Full year 2010 net income was $207.6 million, compared to $165.2 million for the full year 2009. Full year 2010 net income excluding the impact of the mark-to-market of interest rate caps and share-based compensation was $223.9 million, an increase of 49% compared to $150.2 million for the full year 2009. This increase was mainly caused by the Genesis Transaction and the deliveries of forward order aircraft.

Full year 2010 basic and diluted earnings per share was $1.81, compared to $1.94 for the full year 2009. Full year 2010 basic and diluted earnings per share excluding the impact of the mark-to-market of interest rate caps and share-based compensation was $1.95, compared to $1.77 for the full year 2009.

Margin earned on lease assets (net spread) was $665.8 million for the full year 2010, up 43% compared to the full year 2009.

Basic lease rents for the full year 2010 were $878.4 million, up 51% compared to the full year 2009.

Sales revenue for the full year 2010 was $850.0 million, up 162% compared to the full year 2009 and was generated from the sale of 16 aircraft, 16 engines and parts inventory.

Total revenue for the full year 2010 was $1.8 billion, up 83% compared to the full year 2009 resulting primarily from sales revenue and an increase in basic lease rents driven by the additional aircraft acquired in the Genesis Transaction and the deliveries of forward order aircraft.

Aviation assets purchased and delivered in 2010 were $2.6 billion.

Klaus Heinemann, CEO of AerCap, commented: “AerCap’s full year 2010 key financial highlights establish a new benchmark for the three P’s that define a successful aircraft lessor.

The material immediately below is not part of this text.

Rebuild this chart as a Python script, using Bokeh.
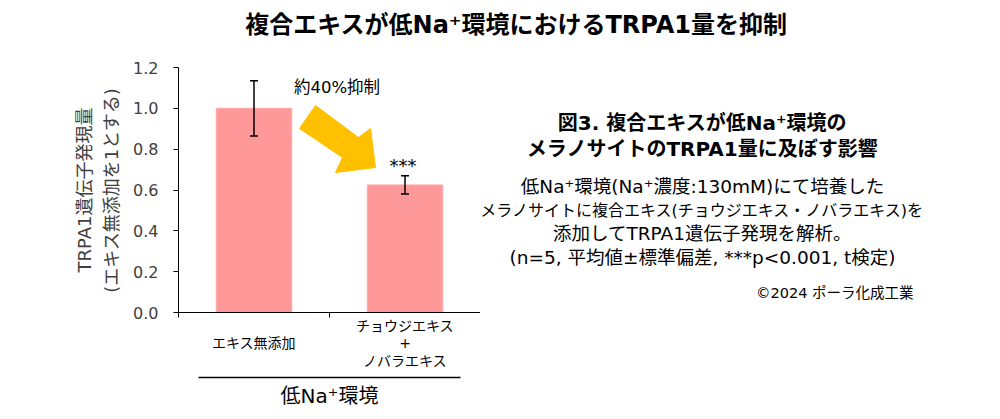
from bokeh.plotting import figure
from bokeh.layouts import column, row
from bokeh.models import (Range1d, LinearAxis, FixedTicker,
                          NumeralTickFormatter, ColumnDataSource, Whisker, TeeHead, Label)
from bokeh.core.properties import value
from bokeh.embed import file_html
from bokeh.resources import INLINE

# ---------------- data ----------------
categories = ["エキス無添加", "チョウジエキス\n+\nノバラエキス"]
values = [1.0, 0.625]
errors = [0.135, 0.045]
significance = ["", "***"]
y_ticks = [0.0, 0.2, 0.4, 0.6, 0.8, 1.0, 1.2]
group_label = "低Na⁺環境"
title_text = "複合エキスが低Na⁺環境におけるTRPA1量を抑制"
y_label = "TRPA1遺伝子発現量\n(エキス無添加を1とする)"
arrow_label = "約40%抑制"
caption_title = ["図3. 複合エキスが低Na⁺環境の", "メラノサイトのTRPA1量に及ぼす影響"]
caption_body = ["低Na⁺環境(Na⁺濃度:130mM)にて培養した",
                "メラノサイトに複合エキス(チョウジエキス・ノバラエキス)を",
                "添加してTRPA1遺伝子発現を解析。",
                "(n=5, 平均値±標準偏差, ***p<0.001, t検定)"]
credit = "©2024 ポーラ化成工業"

# ---------------- layout (page pixels) ----------------
W, H = 1000, 419
TH = 48                              # height of the title strip
FL, FR, FT, FB = 178, 480, 67, 312   # plot frame
FONT = "'DejaVu Sans', 'Noto Sans CJK JP'"
BAR = "#FF9999"
GOLD = "#FFC000"
body_sizes = ["18.5px", "16px", "18.5px", "18.5px"]

n = len(categories)
centers = [i + 0.5 for i in range(n)]
# pad single-line labels so every label is vertically centred like the 3-line one
max_lines = max(c.count("\n") + 1 for c in categories)
tick_text = []
for c in categories:
    k = c.count("\n") + 1
    tick_text.append("\n" * ((max_lines - k) // 2) + c)

src = ColumnDataSource(dict(
    x=centers, val=values,
    upper=[v + e for v, e in zip(values, errors)],
    lower=[v - e for v, e in zip(values, errors)],
))

ymax = 1.2
def dx(px):
    return (px - FL) / (FR - FL) * n
def dy(py):
    return (FB - py) / (FB - FT) * ymax

# ---------------- title strip ----------------
t = figure(width=W, height=TH, x_range=Range1d(0, W), y_range=Range1d(TH, 0),
           min_border=0, x_axis_location=None, y_axis_location=None,
           output_backend="svg", toolbar_location=None)
t.outline_line_color = None
t.grid.grid_line_color = None
t.text(x=[516], y=[24], text=[title_text], text_font=value(FONT), text_font_size="24px",
       text_font_style="bold", text_align="center", text_baseline="middle", text_color="black")

# ---------------- chart ----------------
p = figure(x_range=Range1d(0, n), y_range=Range1d(0, ymax),
           frame_width=FR - FL, frame_height=FB - FT,
           min_border_left=FL, min_border_right=0,
           min_border_top=FT - TH, min_border_bottom=H - FB,
           x_axis_location=None, y_axis_location=None,
           output_backend="svg", toolbar_location=None)
p.outline_line_color = None
p.grid.grid_line_color = None
p.background_fill_color = "white"
p.border_fill_color = "white"

yax = LinearAxis(ticker=FixedTicker(ticks=y_ticks), formatter=NumeralTickFormatter(format="0.0"),
                 major_tick_out=5, major_tick_in=0, minor_tick_line_color=None,
                 major_label_standoff=15, major_label_text_font=FONT,
                 major_label_text_font_size="16px", major_label_text_color="#404040",
                 axis_line_color="black", major_tick_line_color="black",
                 axis_label=y_label, axis_label_text_font=FONT, axis_label_text_font_size="18px",
                 axis_label_text_font_style="normal", axis_label_text_color="#404040",
                 axis_label_text_line_height=1.28, axis_label_standoff=8)
p.add_layout(yax, "left")

# boundary ticks of the category axis
bax = LinearAxis(ticker=FixedTicker(ticks=list(range(n + 1))),
                 major_label_text_font_size="0px", major_tick_out=5, major_tick_in=0,
                 minor_tick_line_color=None, major_label_standoff=0,
                 axis_line_color="black", major_tick_line_color="black")
bax.major_label_overrides = {i: "" for i in range(n + 1)}
p.add_layout(bax, "below")
# category labels
cax = LinearAxis(ticker=FixedTicker(ticks=centers), axis_line_color=None, major_tick_line_color=None,
                 minor_tick_line_color=None, major_tick_out=0, major_tick_in=0,
                 major_label_text_font=FONT, major_label_text_font_size="14px",
                 major_label_text_color="black", major_label_text_line_height=1.12,
                 major_label_standoff=0)
cax.major_label_overrides = {c: lbl for c, lbl in zip(centers, tick_text)}
p.add_layout(cax, "below")
# invisible spacer between labels and the group bracket
sax = LinearAxis(ticker=FixedTicker(ticks=centers[:1]), axis_line_color=None, major_tick_line_color=None,
                 minor_tick_line_color=None, major_tick_out=5, major_tick_in=0,
                 major_label_text_font_size="0px", major_label_standoff=0)
sax.major_label_overrides = {centers[0]: ""}
p.add_layout(sax, "below")
# group bracket line + group label
gax = LinearAxis(ticker=FixedTicker(ticks=[]), bounds=(dx(198), dx(460)),
                 axis_line_color="black", axis_line_width=1.5,
                 major_tick_line_color=None, minor_tick_line_color=None,
                 major_label_text_font_size="0px", major_label_standoff=0,
                 axis_label=group_label, axis_label_text_font=FONT, axis_label_text_font_size="20px",
                 axis_label_text_font_style="normal", axis_label_text_color="black",
                 axis_label_standoff=6)
p.add_layout(gax, "below")

p.vbar(x="x", top="val", width=0.5, source=src, fill_color=BAR, line_color="#FFA8A8", line_width=1)

p.add_layout(Whisker(source=src, base="x", upper="upper", lower="lower", level="annotation",
                     line_color="black", line_width=1.5,
                     upper_head=TeeHead(size=8, line_width=1.5, line_color="black"),
                     lower_head=TeeHead(size=8, line_width=1.5, line_color="black")))

arrow_px = [(315, 105), (358, 137), (370, 128), (375, 167), (335, 172), (342, 157), (299, 128)]
p.patch([dx(a) for a, b in arrow_px], [dy(b) for a, b in arrow_px], fill_color=GOLD, line_color=GOLD)

def lab(x, y, text, size, align="center", baseline="middle"):
    p.add_layout(Label(x=x, y=y, text=text, text_font=FONT, text_font_size=f"{size}px",
                       text_align=align, text_baseline=baseline, text_color="black"))

for c, s, u in zip(centers, significance, src.data["upper"]):
    if s:
        lab(c - dx(FL + 2), u + dy(FB - 10), s, 18, baseline="alphabetic")
lab(dx(336.5), dy(87), arrow_label, 16.5)

# ---------------- right caption ----------------
# (this plot's frame is aligned with the chart frame by the row layout)
RW = W - FR
r = figure(width=RW, height=H - TH, x_range=Range1d(FR, W), y_range=Range1d(FB, FT),
           min_border=0, x_axis_location=None, y_axis_location=None,
           output_backend="svg", toolbar_location=None)
r.outline_line_color = None
r.grid.grid_line_color = None
r.text(x=[702] * len(caption_title), y=[122 + i * 26 for i in range(len(caption_title))],
       text=caption_title, text_font=value(FONT), text_font_size="20px", text_font_style="bold",
       text_align="center", text_baseline="middle", text_color="black")
for i, (line, fs) in enumerate(zip(caption_body, body_sizes)):
    r.text(x=[702], y=[186 + i * 23.5], text=[line], text_font=value(FONT), text_font_size=fs,
           text_align="center", text_baseline="middle", text_color="black")
r.text(x=[913], y=[292], text=[credit], text_font=value(FONT), text_font_size="14.5px",
       text_align="right", text_baseline="middle", text_color="black")

layout = column(t, row(p, r, spacing=0), spacing=0)
open("out.html", "w").write(file_html(layout, INLINE))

First, the Platform: AerCap’s Operating Platform, managing global airline, manufacturer and investor relationships, is now among the three leading franchises and the largest independent franchise measured by aircraft asset value. Second, the Portfolio: AerCap’s Aircraft Asset Portfolio consists primarily of the youngest, most fuel-efficient aircraft currently in production. The success of this Portfolio is best highlighted by its 2010 net spread of $666 million. Third, the Profitability: AerCap’s 2010 Profit of $224 million after adjustments sets a new record in AerCap’s history. Our earnings per share of $1.95 after adjustments highlights our ability to effectively integrate transactions such as the Genesis amalgamation and the Waha transaction without dilutive effects for existing shareholders, even in the year of completion.”

AerCap’s CFO, Keith Helming, added: “2010 represents an outstanding year for AerCap marked by several noteworthy financial achievements. The Company had a 83% rise in total revenue compared to 2009 driven by strong sales. Our net spread and net income rose by 43% and 26%, respectively, for the full year 2010, both representing historic highs for the Company. Our lease assets grew 54% during 2010, driven by the Genesis Transaction and forward order aircraft deliveries. In addition, our growth commitments continue to be well supported by our financing partners, as we entered into debt facility agreements totaling $1.6 billion in 2010. Finally, we ended fiscal year 2010 with $627 million of cash, which when combined with the financing commitments positions AerCap to benefit further from the recovery of the global aviation sector.”

Summary of Financial Results

AerCap recorded fourth quarter 2010 net income of $72.4 million or $0.53 earnings per basic and diluted share. Fourth quarter 2010 net income included net income relating to mark-to-market of interest rate caps and share-based compensation of $16.1 million or $0.12 per basic and diluted share, net of tax. The after-tax gain relating to the mark-to-market of our interest rate caps was $17.5 million and the after-tax charge from share-based compensation was $1.4 million.